Splunk and Elastic (Elasticsearch, Kibana, Beats) are both used for log analysis and observability. For AI operations, they serve as platforms for ingesting model logs, analyzing prediction patterns, detecting anomalies, and building operational dashboards.

Platform Overview

Splunk is a commercial platform for searching, monitoring, and analyzing machine-generated data. Known for its powerful search language (SPL), enterprise-grade reliability, and strong security analytics. Available as Splunk Cloud (managed) or Splunk Enterprise (self-hosted).

Elastic is built around the open-source Elasticsearch engine with Kibana for visualization. Available as Elastic Cloud (managed), Amazon OpenSearch Service (AWS-managed fork), or self-hosted. Known for flexibility and developer-friendly tooling.

Feature Comparison

FeatureSplunkElastic
Search languageSPL (powerful, proprietary)KQL, Lucene, EQL
VisualizationSplunk dashboardsKibana dashboards
ML capabilitiesSplunk ML Toolkit (MLTK)Elastic ML (anomaly detection, forecasting)
Vector searchNoYes (dense vector fields)
SIEMSplunk Enterprise SecurityElastic Security
APMSplunk APMElastic APM
Open sourceNoCore is open (Elastic License)
AWS integrationSplunk Add-on for AWSNative via OpenSearch Service

AI Operations Use Cases

Model Log Analysis

Both platforms can ingest and analyze model prediction logs:

Splunk excels at ad-hoc investigation. SPL makes it easy to search through millions of log entries, filter by model version, time range, or error type, and quickly identify patterns. The search experience is fast and reliable.

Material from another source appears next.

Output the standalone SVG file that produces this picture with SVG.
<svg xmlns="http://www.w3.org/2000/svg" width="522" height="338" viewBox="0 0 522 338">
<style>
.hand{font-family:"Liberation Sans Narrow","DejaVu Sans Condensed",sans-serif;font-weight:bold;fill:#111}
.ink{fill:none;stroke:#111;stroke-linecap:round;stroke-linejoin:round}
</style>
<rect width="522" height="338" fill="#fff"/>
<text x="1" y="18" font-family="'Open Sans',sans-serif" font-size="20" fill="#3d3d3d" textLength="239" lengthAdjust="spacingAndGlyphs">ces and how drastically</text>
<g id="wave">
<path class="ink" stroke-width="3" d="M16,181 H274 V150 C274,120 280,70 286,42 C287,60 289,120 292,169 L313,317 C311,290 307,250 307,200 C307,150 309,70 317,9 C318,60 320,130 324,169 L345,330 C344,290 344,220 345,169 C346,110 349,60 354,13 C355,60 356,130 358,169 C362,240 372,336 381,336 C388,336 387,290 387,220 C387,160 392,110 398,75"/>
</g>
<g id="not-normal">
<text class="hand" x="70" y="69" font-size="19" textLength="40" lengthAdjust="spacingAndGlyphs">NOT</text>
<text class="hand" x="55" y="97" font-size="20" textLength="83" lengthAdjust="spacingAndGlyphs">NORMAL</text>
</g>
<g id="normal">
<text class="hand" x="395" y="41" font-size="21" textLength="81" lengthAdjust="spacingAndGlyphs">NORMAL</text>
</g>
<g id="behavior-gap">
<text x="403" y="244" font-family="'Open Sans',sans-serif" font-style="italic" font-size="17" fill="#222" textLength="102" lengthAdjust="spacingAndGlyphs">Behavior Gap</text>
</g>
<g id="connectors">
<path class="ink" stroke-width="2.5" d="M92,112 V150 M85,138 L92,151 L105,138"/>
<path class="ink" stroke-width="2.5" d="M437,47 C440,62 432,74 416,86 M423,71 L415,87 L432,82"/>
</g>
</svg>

Elastic provides similar log analysis with Kibana. The Discover interface allows ad-hoc exploration. Elasticsearch queries are flexible but SPL is generally considered more intuitive for complex searches.

Anomaly Detection

Splunk MLTK includes ML algorithms for anomaly detection, forecasting, and clustering. You can train models on historical log data and detect anomalies in real-time. The toolset is designed for IT operations use cases.

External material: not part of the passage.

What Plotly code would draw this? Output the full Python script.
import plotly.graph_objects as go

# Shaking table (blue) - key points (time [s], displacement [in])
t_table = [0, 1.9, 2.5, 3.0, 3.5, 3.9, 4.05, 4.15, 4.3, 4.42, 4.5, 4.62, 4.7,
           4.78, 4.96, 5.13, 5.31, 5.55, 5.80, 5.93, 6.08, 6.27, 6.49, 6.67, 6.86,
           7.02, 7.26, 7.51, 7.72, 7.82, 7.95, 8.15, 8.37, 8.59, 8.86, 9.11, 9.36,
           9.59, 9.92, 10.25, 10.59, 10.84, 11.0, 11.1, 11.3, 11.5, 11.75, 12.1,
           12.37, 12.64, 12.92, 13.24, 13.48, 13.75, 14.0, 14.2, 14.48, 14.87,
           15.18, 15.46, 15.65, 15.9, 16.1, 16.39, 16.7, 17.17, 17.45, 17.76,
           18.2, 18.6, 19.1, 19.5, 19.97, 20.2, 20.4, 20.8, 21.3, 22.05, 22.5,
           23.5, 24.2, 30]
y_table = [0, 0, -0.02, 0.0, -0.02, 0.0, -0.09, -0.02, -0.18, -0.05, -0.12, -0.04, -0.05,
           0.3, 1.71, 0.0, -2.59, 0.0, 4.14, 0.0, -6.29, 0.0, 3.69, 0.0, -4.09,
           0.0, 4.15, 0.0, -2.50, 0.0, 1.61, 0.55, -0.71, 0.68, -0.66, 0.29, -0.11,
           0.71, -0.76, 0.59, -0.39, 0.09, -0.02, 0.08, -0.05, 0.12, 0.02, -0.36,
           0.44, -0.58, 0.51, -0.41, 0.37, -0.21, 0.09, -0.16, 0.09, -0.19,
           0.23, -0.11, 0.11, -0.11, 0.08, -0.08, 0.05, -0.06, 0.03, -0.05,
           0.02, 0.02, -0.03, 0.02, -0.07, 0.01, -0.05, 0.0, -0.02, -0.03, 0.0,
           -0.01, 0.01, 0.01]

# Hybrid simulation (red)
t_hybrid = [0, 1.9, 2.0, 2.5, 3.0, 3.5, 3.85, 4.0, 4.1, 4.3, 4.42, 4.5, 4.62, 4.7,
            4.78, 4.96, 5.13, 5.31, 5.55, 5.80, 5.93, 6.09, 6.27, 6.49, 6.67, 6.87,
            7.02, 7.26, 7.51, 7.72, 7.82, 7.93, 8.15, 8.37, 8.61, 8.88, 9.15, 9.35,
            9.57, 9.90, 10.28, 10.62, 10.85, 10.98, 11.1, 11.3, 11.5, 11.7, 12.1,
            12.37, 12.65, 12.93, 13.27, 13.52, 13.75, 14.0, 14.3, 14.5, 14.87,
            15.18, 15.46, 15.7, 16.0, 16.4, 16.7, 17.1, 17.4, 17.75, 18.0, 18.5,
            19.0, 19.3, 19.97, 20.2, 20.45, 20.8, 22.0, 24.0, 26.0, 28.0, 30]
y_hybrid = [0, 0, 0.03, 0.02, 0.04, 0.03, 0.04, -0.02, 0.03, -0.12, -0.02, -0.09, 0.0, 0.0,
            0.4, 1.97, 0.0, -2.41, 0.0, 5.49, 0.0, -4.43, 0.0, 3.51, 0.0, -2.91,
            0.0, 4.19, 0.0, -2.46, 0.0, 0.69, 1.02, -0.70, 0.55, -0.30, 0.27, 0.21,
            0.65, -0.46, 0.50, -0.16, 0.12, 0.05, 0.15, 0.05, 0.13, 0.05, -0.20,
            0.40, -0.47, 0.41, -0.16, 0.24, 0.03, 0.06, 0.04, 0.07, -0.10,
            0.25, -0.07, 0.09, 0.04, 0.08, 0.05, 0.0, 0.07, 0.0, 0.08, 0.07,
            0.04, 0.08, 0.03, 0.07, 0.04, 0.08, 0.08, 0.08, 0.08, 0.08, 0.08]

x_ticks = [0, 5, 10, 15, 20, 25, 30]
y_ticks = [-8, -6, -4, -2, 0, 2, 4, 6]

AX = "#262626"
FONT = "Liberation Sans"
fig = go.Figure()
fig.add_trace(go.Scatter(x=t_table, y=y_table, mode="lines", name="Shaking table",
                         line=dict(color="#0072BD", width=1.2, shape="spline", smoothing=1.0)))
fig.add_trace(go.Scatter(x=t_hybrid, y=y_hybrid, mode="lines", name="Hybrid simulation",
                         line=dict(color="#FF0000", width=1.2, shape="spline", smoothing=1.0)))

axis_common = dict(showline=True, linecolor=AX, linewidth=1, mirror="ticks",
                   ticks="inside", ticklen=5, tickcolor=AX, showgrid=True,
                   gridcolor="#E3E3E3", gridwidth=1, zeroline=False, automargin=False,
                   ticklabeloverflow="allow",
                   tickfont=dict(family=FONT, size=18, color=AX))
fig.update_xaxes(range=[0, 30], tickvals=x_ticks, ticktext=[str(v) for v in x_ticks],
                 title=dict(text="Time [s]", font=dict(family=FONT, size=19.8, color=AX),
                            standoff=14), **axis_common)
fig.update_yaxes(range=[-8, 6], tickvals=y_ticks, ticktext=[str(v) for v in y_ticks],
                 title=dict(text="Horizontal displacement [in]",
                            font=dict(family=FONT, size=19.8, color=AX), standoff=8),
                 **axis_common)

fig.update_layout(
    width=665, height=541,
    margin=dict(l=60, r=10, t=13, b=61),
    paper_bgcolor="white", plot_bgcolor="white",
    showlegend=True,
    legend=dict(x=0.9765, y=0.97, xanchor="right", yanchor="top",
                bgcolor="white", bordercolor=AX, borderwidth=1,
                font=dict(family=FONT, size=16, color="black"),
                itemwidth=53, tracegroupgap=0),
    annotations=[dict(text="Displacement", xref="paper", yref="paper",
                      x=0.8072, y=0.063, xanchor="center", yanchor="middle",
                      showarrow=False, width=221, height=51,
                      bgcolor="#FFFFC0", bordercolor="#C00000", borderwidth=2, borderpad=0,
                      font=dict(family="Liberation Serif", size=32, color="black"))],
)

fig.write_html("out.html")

Elastic ML provides automated anomaly detection and forecasting. It runs as a background job on your data and alerts when unusual patterns are detected. The anomaly detection is well-suited for metric data (latency spikes, error rate changes, volume anomalies).

Both are adequate for detecting operational anomalies in AI systems. Neither is designed specifically for ML model quality monitoring (data drift, accuracy degradation).

Dashboard and Reporting

Splunk dashboards are powerful and customizable. Scheduled reports, alerts, and dashboard sharing are well-supported. Good for operational dashboards that need to be reliable and always available.

Kibana dashboards are visually strong and interactive. Canvas provides presentation-quality visualizations. Good for both operational dashboards and executive reporting.

Cost

This is often the deciding factor:

Splunk is expensive. Pricing is based on data volume ingested (per GB/day). Enterprise customers typically pay $150-$300+ per GB/day per year. For AI systems generating significant log volume, Splunk costs can be substantial.

Elastic Cloud is moderately priced. Based on deployment size and features. Starting at ~$95/month for a basic deployment. Scales with resource usage rather than data volume, which is more predictable.

OpenSearch Service (Elastic fork on AWS) is instance-based pricing. Often the cheapest option for AWS-centric organizations.

Self-hosted Elastic is free for the core product. You pay for infrastructure and operational effort.

For cost-conscious teams, Elastic or OpenSearch is significantly cheaper than Splunk at comparable scale.

Operational Considerations

Splunk Cloud is fully managed with strong SLAs and enterprise support. Operational burden is minimal. Support quality is generally high.

Elastic Cloud is managed by Elastic with good support. Less operational burden than self-hosted but more than Splunk Cloud.

Self-hosted Elastic / OpenSearch requires cluster management, capacity planning, index lifecycle management, and upgrades. Significant operational investment.

When to Choose Splunk

  • Organization already has Splunk and wants to consolidate
  • Enterprise support and reliability are top priorities
  • Security analytics (SIEM) is a co-requirement
  • Budget is not the primary constraint
  • SPL expertise exists in the team

When to Choose Elastic

  • Cost optimization is important
  • Need vector search alongside log analysis
  • Want open-source flexibility
  • Building custom integrations and extensions
  • Developer-friendly tooling is valued

For AI Operations Specifically

Neither Splunk nor Elastic is purpose-built for AI operations monitoring. Both can store and analyze model logs, but neither provides native model quality monitoring (drift detection, accuracy tracking, fairness metrics). For comprehensive AI monitoring, consider purpose-built tools (Evidently, WhyLabs, SageMaker Model Monitor) that integrate with your chosen observability platform for alerting and visualization.